Monday, December 13, 2004

Sappho's "Poetic Universe"

Sappho repeatedly mentions certain locations or names in her poetry. Some of these recurrent locations/names include Aphrodite, Krete, Kypris, Zeus, Hera, Abanthis, Lesbos, etc… The ancient Greek poet frequently alludes to the gods/goddesses/historical figures of Greek mythology—Zeus, Helen of Troy, and especially Aphrodite. Sappho was infatuated with the ancient Greek godess, who resided over fertility, wine, happiness and love. Sappho discusses themes of love in many of her ancient poems, and also discusses feminine/womanly qualities. Sometimes, she will discuss children or youthfulness.

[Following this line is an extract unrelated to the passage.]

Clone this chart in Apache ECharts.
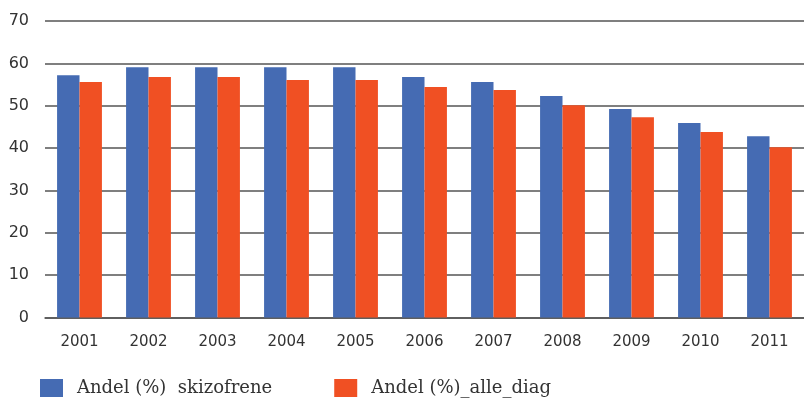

Sappho crafts her poetic universe out of several of these elements: a description of the gods, her home in ancient Greece, her feelings of affection for both men and women, the joys of being young, the difficulties of aging, etc… Her poems are simple, largely due to the fact that many of the manuscripts of her poems are illegible to paleographers, which thereby cuts out substantial portions of her work. Many of her poems are one single word: “honeyvoiced,” “holder,” “crossable,” etc... But even her complete poems are simple in nature. Much of this simplicity may come from the fact that her poetry is often fragmented and forms little pieces of poetry within the structure of one larger poem—each sentence/stanza is almost a miniature poem of its own. That is the beauty of Sappho—detail and incredible expression of what it is to be a human being in the Ancient Greek world; but this detail and incredible expression comes in subtle forms and in bite-size explanations.